In some situations manual focus can be far more efficient than auto focus.
Most dSLRs allow the photographer to choose precisely on what parts of a scene he wants focus by using several focusing points in the viewfinder.
Many cameras allow you to choose from different modes such as single-point/single-area focusing, dynamic area focusing, and dynamic area focusing with closest-subject priority. As mentioned before, the different camera producers may have different names for these modes, but the function is the same. The reason for having that many different focusing modes is the fact that there are not two subjects that behave in the same way. If your camera allows you to choose between these different focusing modes you will be able to learn more about the details by consulting your manual.
Focus points are often placed very differently in different camera models.
These two examples are from a modern camera (left) and an older camera model (right).
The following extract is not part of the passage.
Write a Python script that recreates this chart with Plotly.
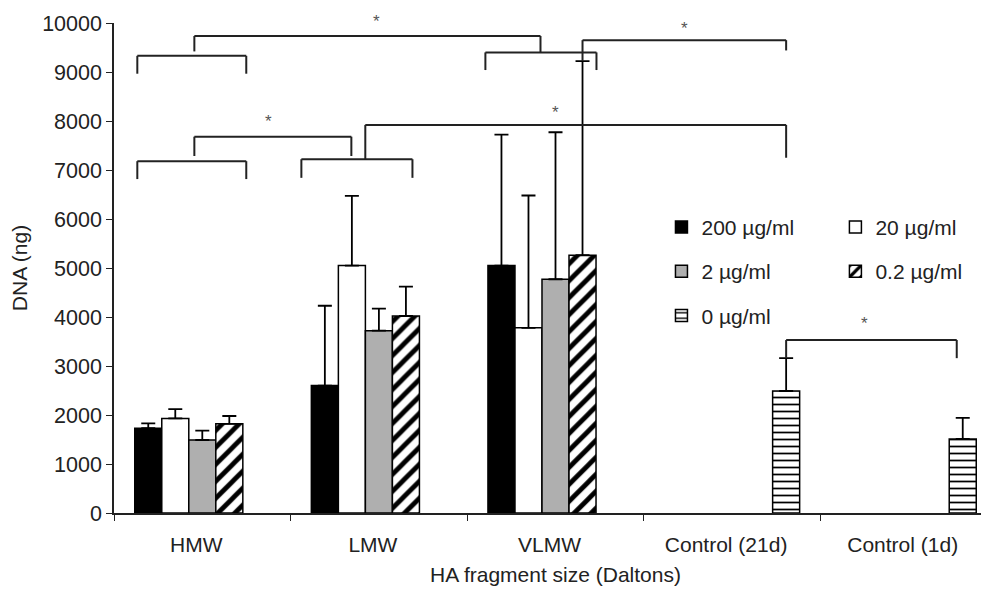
import plotly.graph_objects as go

# ---------------- data ----------------
categories = ["HMW", "LMW", "VLMW", "Control (21d)", "Control (1d)"]
series_names = ["200 µg/ml", "20 µg/ml", "2 µg/ml", "0.2 µg/ml", "0 µg/ml"]

v200 = [1730, 2600, 5050, None, None]
e200 = [100, 1630, 2670, None, None]
v20 = [1930, 5050, 3780, None, None]
e20 = [190, 1420, 2700, None, None]
v2 = [1490, 3720, 4770, None, None]
e2 = [190, 450, 3000, None, None]
v02 = [1820, 4020, 5260, None, None]
e02 = [160, 600, 3960, None, None]
v0 = [None, None, None, 2490, 1510]
e0 = [None, None, None, 670, 430]

y_ticks = [0, 1000, 2000, 3000, 4000, 5000, 6000, 7000, 8000, 9000, 10000]
y_ticktext = [str(t) for t in y_ticks]
Y_MAX = 10000

# significance brackets: polylines as (x, y) in (category index, ng)
brackets = [
    [(-0.368, 6815), (-0.368, 7180), (0.249, 7180), (0.249, 6815)],
    [(0.561, 6840), (0.561, 7220), (1.19, 7220), (1.19, 6840)],
    [(-0.045, 7285), (-0.045, 7680), (0.844, 7680), (0.844, 7285)],
    [(0.923, 7220), (0.923, 7920), (3.306, 7920), (3.306, 7250)],
    [(-0.368, 8965), (-0.368, 9330), (0.249, 9330), (0.249, 8965)],
    [(1.603, 9040), (1.603, 9400), (2.232, 9400), (2.232, 9040)],
    [(-0.045, 9420), (-0.045, 9735), (1.915, 9735), (1.915, 9400)],
    [(2.153, 9224), (2.153, 9650), (3.306, 9650), (3.306, 9440)],
    [(3.306, 3160), (3.306, 3530), (4.272, 3530), (4.272, 3160)],
]
stars = [(0.985, 10260), (0.374, 7990), (2.0, 8170), (2.73, 9880), (3.75, 3870)]

FONT = "Liberation Sans, Arial, Helvetica, sans-serif"
INK = "#222222"

fig = go.Figure()

def add_bar(name, vals, errs, color, pattern, legend, group):
    fig.add_trace(go.Bar(
        x=categories, y=vals, name=name,
        marker=dict(color=color, line=dict(color="black", width=1.5), pattern=pattern),
        error_y=dict(type="data", array=errs, arrayminus=[0 if e is not None else None for e in errs],
                     symmetric=False, color="black", thickness=1.8, width=7),
        legend=legend, legendgroup=group,
    ))

add_bar(series_names[0], v200, e200, "black", None, "legend", "a")
add_bar(series_names[1], v20, e20, "white", None, "legend2", "b")
add_bar(series_names[2], v2, e2, "#afafaf", None, "legend", "c")
add_bar(series_names[3], v02, e02, "white",
        dict(shape="/", fgcolor="black", bgcolor="white", size=12, solidity=0.4, fillmode="replace"),
        "legend2", "d")
add_bar(series_names[4], v0, e0, "white",
        dict(shape="-", fgcolor="black", bgcolor="white", size=7, solidity=0.25, fillmode="replace"),
        "legend", "e")

shapes = []
for poly in brackets:
    for (x0, y0), (x1, y1) in zip(poly[:-1], poly[1:]):
        shapes.append(dict(type="line", xref="x", yref="y", x0=x0, y0=y0, x1=x1, y1=y1,
                           line=dict(color=INK, width=2)))

annotations = []
for sx, sy in stars:
    if sy > Y_MAX:
        # above the axis range: place relative to the y domain so it is still drawn
        annotations.append(dict(x=sx, y=sy / Y_MAX, xref="x", yref="y domain", text="*",
                                showarrow=False, font=dict(family=FONT, size=17, color="#555555")))
    else:
        annotations.append(dict(x=sx, y=sy, xref="x", yref="y", text="*", showarrow=False,
                                font=dict(family=FONT, size=17, color="#555555")))

legend_common = dict(
    font=dict(family=FONT, size=21, color=INK),
    bgcolor="rgba(0,0,0,0)", traceorder="grouped", tracegroupgap=14,
    xanchor="left", yanchor="top", itemwidth=30,
)

fig.update_layout(
    width=989, height=594,
    margin=dict(l=106, r=0, t=15, b=89),
    paper_bgcolor="white", plot_bgcolor="white",
    barmode="group", bargap=0.235, bargroupgap=0,
    font=dict(family=FONT, size=21, color=INK),
    showlegend=True,
    legend=dict(x=0.62, y=0.625, **legend_common),
    legend2=dict(x=0.817, y=0.625, **legend_common),
    shapes=shapes,
    annotations=annotations,
    xaxis=dict(
        range=[-0.5, 4.5], showline=True, linecolor=INK, linewidth=1.5,
        ticks="outside", tickson="boundaries", ticklen=6, tickcolor=INK,
        tickfont=dict(family=FONT, size=21, color=INK),
        ticklabelstandoff=12, ticklabelshift=-6,
        title=dict(text="HA fragment size (Daltons)", font=dict(family=FONT, size=21, color=INK),
                   standoff=12),
        showgrid=False, zeroline=False, automargin=False,
    ),
    yaxis=dict(
        range=[0, Y_MAX], tickvals=y_ticks, ticktext=y_ticktext,
        showline=True, linecolor=INK, linewidth=1.5,
        ticks="outside", ticklen=6, tickcolor=INK,
        tickfont=dict(family=FONT, size=21.5, color=INK),
        title=dict(text="DNA (ng)", font=dict(family=FONT, size=21, color=INK), standoff=16),
        showgrid=False, zeroline=False, automargin=False,
    ),
)

fig.write_html("out.html")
As you can see there are many more focus points in the new camera. The cross-type sensor is the most efficient type of sensor because it allows you to focus both vertically and horizontally.
Single point focusing is very good for motionless subjects or for subjects that move in predictable patterns. You will only be able to focus on a subject that is located within one single focus point in the viewfinder of your camera.
Dynamic area focusing is used for shooting subjects that move in an unpredictable way. Using this tool the camera collects information from all focus points and it follows your subject for you.
If instead you use dynamic area with closest-subject priority the camera is in charge. This mode is very good for shooting for instance team sports because in this situation you always want focus to be on the player that is closest to you. Consult the manual of your camera to get precise information on the possibilities of your camera.